_Exercise requirements_.
In this exercise, print only the lines of the records below from the one with "Write the matplotlib code for this chart." through the one with "width=1, pad=12, labelsize=13.5)", inclusive. Pictures are not part of the copy.

(Rows from a dataset of charts and code)
>> start
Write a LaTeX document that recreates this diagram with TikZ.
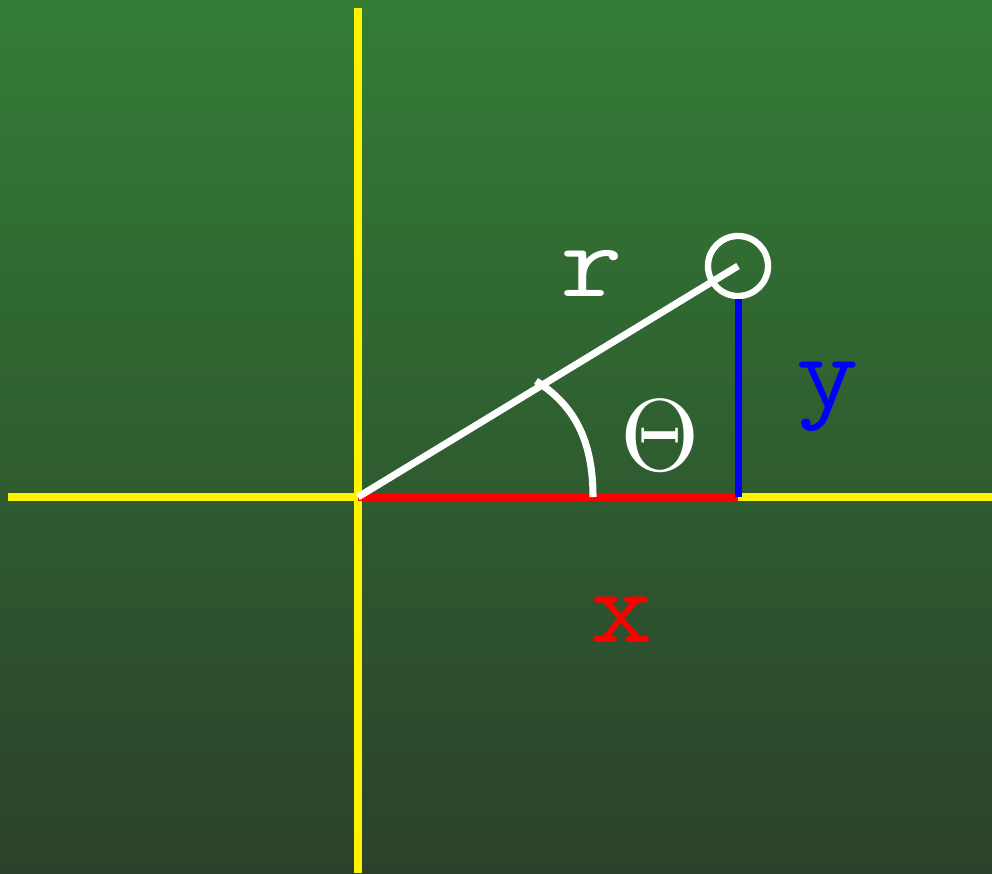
\documentclass[tikz,border=0pt]{standalone}
\usetikzlibrary{positioning,calc}
\definecolor{bgtop}{RGB}{51,125,53}
\definecolor{bgbot}{RGB}{43,65,43}
\newcommand{\wide}[1]{\scalebox{1.15}[1]{#1}}
\tikzset{
  axis/.style  ={draw=yellow,line width=2pt},
  radius/.style={draw=white,line width=2pt},
  xpart/.style ={draw=red,line width=2pt},
  ypart/.style ={draw=blue,line width=2pt},
  pt/.style    ={circle,draw=white,line width=1.8pt,minimum size=0.6cm,inner sep=0pt},
  lbl/.style   ={font=\fontsize{30}{34}\selectfont\ttfamily,inner sep=0pt},
  ang/.style   ={text=white,inner sep=0pt},
}
\begin{document}
\begin{tikzpicture}[x=0.01cm,y=-0.01cm]
  \shade[top color=bgtop,bottom color=bgbot] (0,0) rectangle (992,873);
  \useasboundingbox (0,0) rectangle (992,873);
  % axes
  \coordinate (O) at (358,497);
  \coordinate (L) at (8,497);  \coordinate (R) at (992,497);
  \coordinate (T) at (358,8);  \coordinate (B) at (358,873);
  \draw[axis] (L) -- (R);
  \draw[axis] (T) -- (B);
  % point and its parts
  \node[pt] (P) at (738,266) {};
  \coordinate (X) at (738,497);
  \coordinate (A0) at (593,497); \coordinate (A1) at (536,381);
  \draw[xpart] (O) -- (X);
  \draw[ypart] (X) -- (P.south);
  \draw[radius] (O) -- (P.center);
  \draw[radius] (A0) .. controls (593,440) and (574,405) .. (A1);
  % labels
  \node[lbl,text=white] (r) at (592,273) {\wide{r}};
  \node[ang] (th) at (660,436) {\scalebox{2.9}{$\Theta$}};
  \node[lbl,text=blue] (y) at (828,397) {\wide{y}};
  \node[lbl,text=red] (x) at (622,620) {\wide{x}};
\end{tikzpicture}
\end{document}
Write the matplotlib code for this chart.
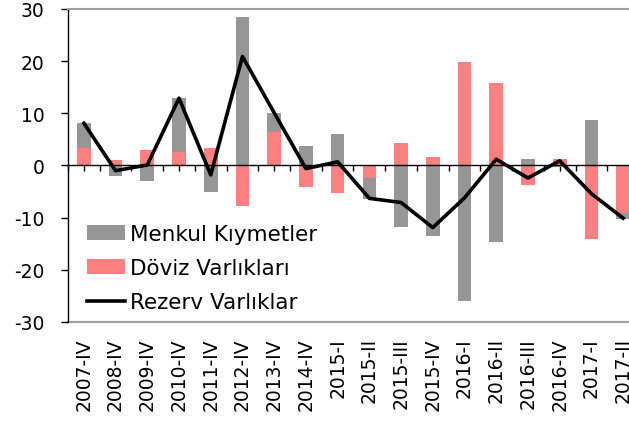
import numpy as np
import matplotlib
matplotlib.use("Agg")
import matplotlib.pyplot as plt

# Dönemler ve seriler (milyar $)
donemler = ["2007-IV", "2008-IV", "2009-IV", "2010-IV", "2011-IV", "2012-IV",
            "2013-IV", "2014-IV", "2015-I", "2015-II", "2015-III", "2015-IV",
            "2016-I", "2016-II", "2016-III", "2016-IV", "2017-I", "2017-II"]
doviz = [3.3, 1.0, 3.0, 2.6, 3.35, -7.7, 6.4, -4.2, -5.3, -2.4, 4.4, 1.7,
         19.8, 15.9, -3.7, 1.2, -14.0, -9.2]
menkul = [4.8, -2.1, -2.9, 10.3, -5.1, 28.5, 3.7, 3.7, 6.1, -4.0, -11.7, -13.5,
          -25.9, -14.7, 1.25, -0.3, 8.7, -1.1]
rezerv = [8.1, -1.0, 0.1, 12.9, -1.8, 20.9, 10.1, -0.6, 0.7, -6.3, -7.1, -11.9,
          -6.2, 1.2, -2.4, 0.9, -5.4, -10.1]

plt.rcParams['font.family'] = ['DejaVu Sans']
plt.rcParams['axes.unicode_minus'] = False

x = np.arange(len(donemler))
d = np.array(doviz)
m = np.array(menkul)
# menkul, doviz ile ayni isaretteyse onun ustune yigilir
alt = np.where(np.sign(m) == np.sign(d), d, 0)

fig = plt.figure(figsize=(6.29, 4.27), dpi=100)
ax = fig.add_axes([0.1081, 0.2436, 0.9078, 0.733])

w = 0.43
b_dov = ax.bar(x, d, width=w, color="#FF8080", zorder=2)
b_men = ax.bar(x, m, width=w, bottom=alt, color="#969696", zorder=2)
ln, = ax.plot(x, rezerv, color="black", lw=2.6, zorder=3)

ax.set_xlim(-0.5, len(donemler) - 0.5)
ax.set_ylim(-30, 30)
ax.set_yticks(np.arange(-30, 31, 10))

# sifir cizgisi ve tikleri
ax.spines['bottom'].set_position(('data', 0))
ax.spines['bottom'].set_color("black")
ax.spines['bottom'].set_linewidth(1.0)
ax.set_xticks(np.arange(-0.5, len(donemler), 0.5))
ax.tick_params(axis='x', direction='out', length=4.5, width=1, labelbottom=False)
ax.spines['top'].set_color("#A0A0A0")
ax.spines['top'].set_linewidth(1.5)
ax.spines['right'].set_visible(False)
ax.spines['left'].set_linewidth(1.0)
ax.tick_params(axis='y', direction='out', length=5, width=1, pad=12, labelsize=13.5)

# alt etiketler
sec = ax.secondary_xaxis('bottom')
sec.set_xticks(x)
sec.set_xticklabels(donemler, rotation=90, fontsize=13.5)
sec.tick_params(length=0, pad=11)
sec.spines['bottom'].set_color("#A0A0A0")
sec.spines['bottom'].set_linewidth(1.5)

ax.legend([b_men, b_dov, ln], ["Menkul Kıymetler", "Döviz Varlıkları", "Rezerv Varlıklar"],
          loc='lower left', bbox_to_anchor=(0.01, -0.01), frameon=False, fontsize=15.5,
          handlelength=1.8, handleheight=0.7, handletextpad=0.2,
          labelspacing=0.65, borderaxespad=0.2)

fig.savefig("out.png", dpi=100)
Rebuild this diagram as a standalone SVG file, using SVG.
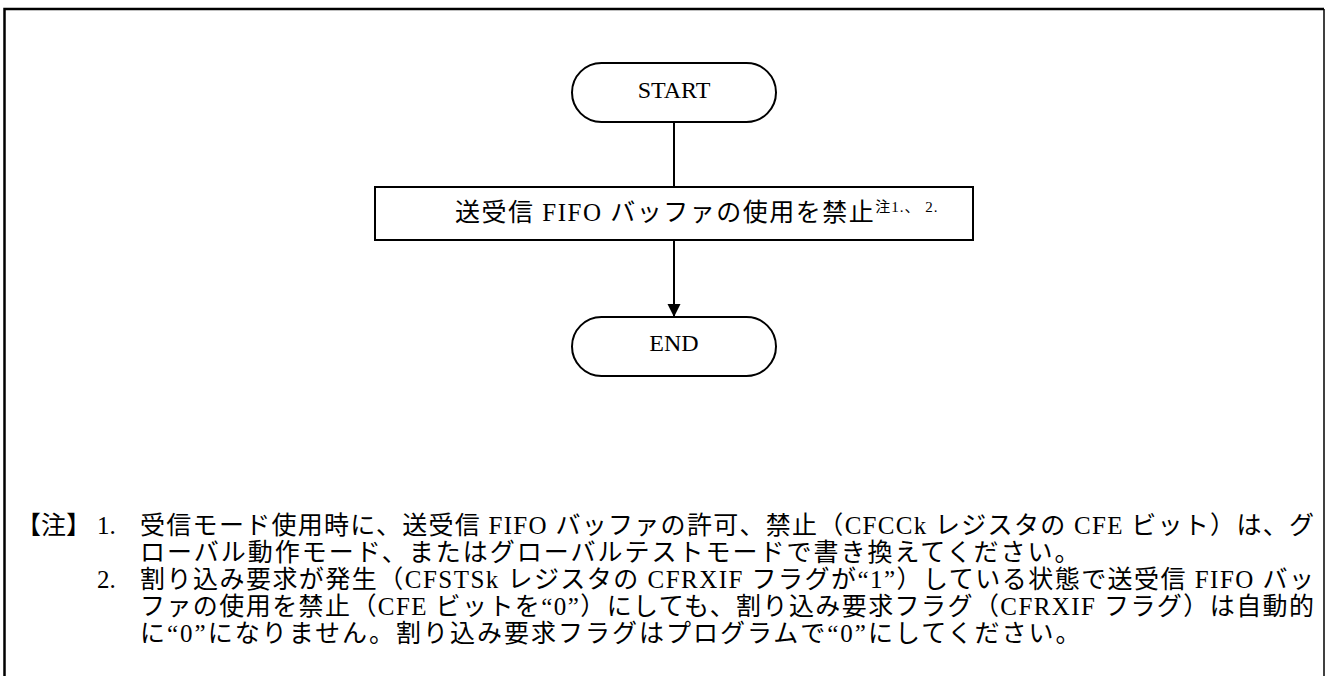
<svg xmlns="http://www.w3.org/2000/svg" width="1326" height="676" viewBox="0 0 1326 676">
<defs>
<style>
.shape{fill:#fff;stroke:#000;stroke-width:2}
.lbl{font-family:"Liberation Serif","Noto Sans CJK JP",serif;font-size:24px;fill:#000;text-anchor:middle}
.jp{font-family:"Liberation Serif","Noto Sans CJK JP",serif;font-size:25px;fill:#000}
.sup{font-family:"Liberation Serif","Noto Sans CJK JP",serif;font-size:15px;fill:#000}
.conn{stroke:#000;stroke-width:2;fill:none}
</style>
<marker id="arr" markerWidth="14" markerHeight="14" refX="13" refY="7" orient="auto" markerUnits="userSpaceOnUse">
<path d="M0,0.5 L13,7 L0,13.5 Z" fill="#000"/>
</marker>
</defs>
<rect width="1326" height="676" fill="#fff"/>
<g id="frame">
<path d="M4.5,680 V9 H1324" fill="none" stroke="#000" stroke-width="2.5"/>
<path d="M1324,9 V680" fill="none" stroke="#000" stroke-width="1.5"/>
</g>
<g id="connectors">
<line class="conn" x1="674" y1="122" x2="674" y2="187"/>
<line class="conn" x1="674" y1="240" x2="674" y2="317" marker-end="url(#arr)"/>
</g>
<g id="start">
<rect class="shape" x="572" y="63" width="204" height="59" rx="29.5" ry="29.5"/>
<text class="lbl" x="674" y="98">START</text>
</g>
<g id="process">
<rect class="shape" x="375" y="187" width="598" height="53"/>
<text class="jp" x="455" y="221" letter-spacing="1.5">送受信 FIFO バッファの使用を禁止<tspan class="sup" dy="-9" letter-spacing="1">注1.、 2.</tspan></text>
</g>
<g id="end">
<rect class="shape" x="572" y="317" width="204" height="59" rx="29.5" ry="29.5"/>
<text class="lbl" x="674" y="351">END</text>
</g>
<g id="notes">
<text class="jp" x="16" y="534">【注】</text>
<text class="jp" x="97" y="534">1.</text>
<text class="jp" x="140" y="534" textLength="1174" lengthAdjust="spacing">受信モード使用時に、送受信 FIFO バッファの許可、禁止（CFCCk レジスタの CFE ビット）は、グ</text>
<text class="jp" x="140" y="561" letter-spacing="2">ローバル動作モード、またはグローバルテストモードで書き換えてください。</text>
<text class="jp" x="97" y="588">2.</text>
<text class="jp" x="140" y="588" textLength="1174" lengthAdjust="spacing">割り込み要求が発生（CFSTSk レジスタの CFRXIF フラグが“1”）している状態で送受信 FIFO バッ</text>
<text class="jp" x="140" y="615" textLength="1174" lengthAdjust="spacing">ファの使用を禁止（CFE ビットを“0”）にしても、割り込み要求フラグ（CFRXIF フラグ）は自動的</text>
<text class="jp" x="140" y="642" letter-spacing="2">に“0”になりません。割り込み要求フラグはプログラムで“0”にしてください。</text>
</g>
</svg>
>> end
_Answer_.
Write the matplotlib code for this chart.
import numpy as np
import matplotlib
matplotlib.use("Agg")
import matplotlib.pyplot as plt

# Dönemler ve seriler (milyar $)
donemler = ["2007-IV", "2008-IV", "2009-IV", "2010-IV", "2011-IV", "2012-IV",
            "2013-IV", "2014-IV", "2015-I", "2015-II", "2015-III", "2015-IV",
            "2016-I", "2016-II", "2016-III", "2016-IV", "2017-I", "2017-II"]
doviz = [3.3, 1.0, 3.0, 2.6, 3.35, -7.7, 6.4, -4.2, -5.3, -2.4, 4.4, 1.7,
         19.8, 15.9, -3.7, 1.2, -14.0, -9.2]
menkul = [4.8, -2.1, -2.9, 10.3, -5.1, 28.5, 3.7, 3.7, 6.1, -4.0, -11.7, -13.5,
          -25.9, -14.7, 1.25, -0.3, 8.7, -1.1]
rezerv = [8.1, -1.0, 0.1, 12.9, -1.8, 20.9, 10.1, -0.6, 0.7, -6.3, -7.1, -11.9,
          -6.2, 1.2, -2.4, 0.9, -5.4, -10.1]

plt.rcParams['font.family'] = ['DejaVu Sans']
plt.rcParams['axes.unicode_minus'] = False

x = np.arange(len(donemler))
d = np.array(doviz)
m = np.array(menkul)
# menkul, doviz ile ayni isaretteyse onun ustune yigilir
alt = np.where(np.sign(m) == np.sign(d), d, 0)

fig = plt.figure(figsize=(6.29, 4.27), dpi=100)
ax = fig.add_axes([0.1081, 0.2436, 0.9078, 0.733])

w = 0.43
b_dov = ax.bar(x, d, width=w, color="#FF8080", zorder=2)
b_men = ax.bar(x, m, width=w, bottom=alt, color="#969696", zorder=2)
ln, = ax.plot(x, rezerv, color="black", lw=2.6, zorder=3)

ax.set_xlim(-0.5, len(donemler) - 0.5)
ax.set_ylim(-30, 30)
ax.set_yticks(np.arange(-30, 31, 10))

# sifir cizgisi ve tikleri
ax.spines['bottom'].set_position(('data', 0))
ax.spines['bottom'].set_color("black")
ax.spines['bottom'].set_linewidth(1.0)
ax.set_xticks(np.arange(-0.5, len(donemler), 0.5))
ax.tick_params(axis='x', direction='out', length=4.5, width=1, labelbottom=False)
ax.spines['top'].set_color("#A0A0A0")
ax.spines['top'].set_linewidth(1.5)
ax.spines['right'].set_visible(False)
ax.spines['left'].set_linewidth(1.0)
ax.tick_params(axis='y', direction='out', length=5, width=1, pad=12, labelsize=13.5)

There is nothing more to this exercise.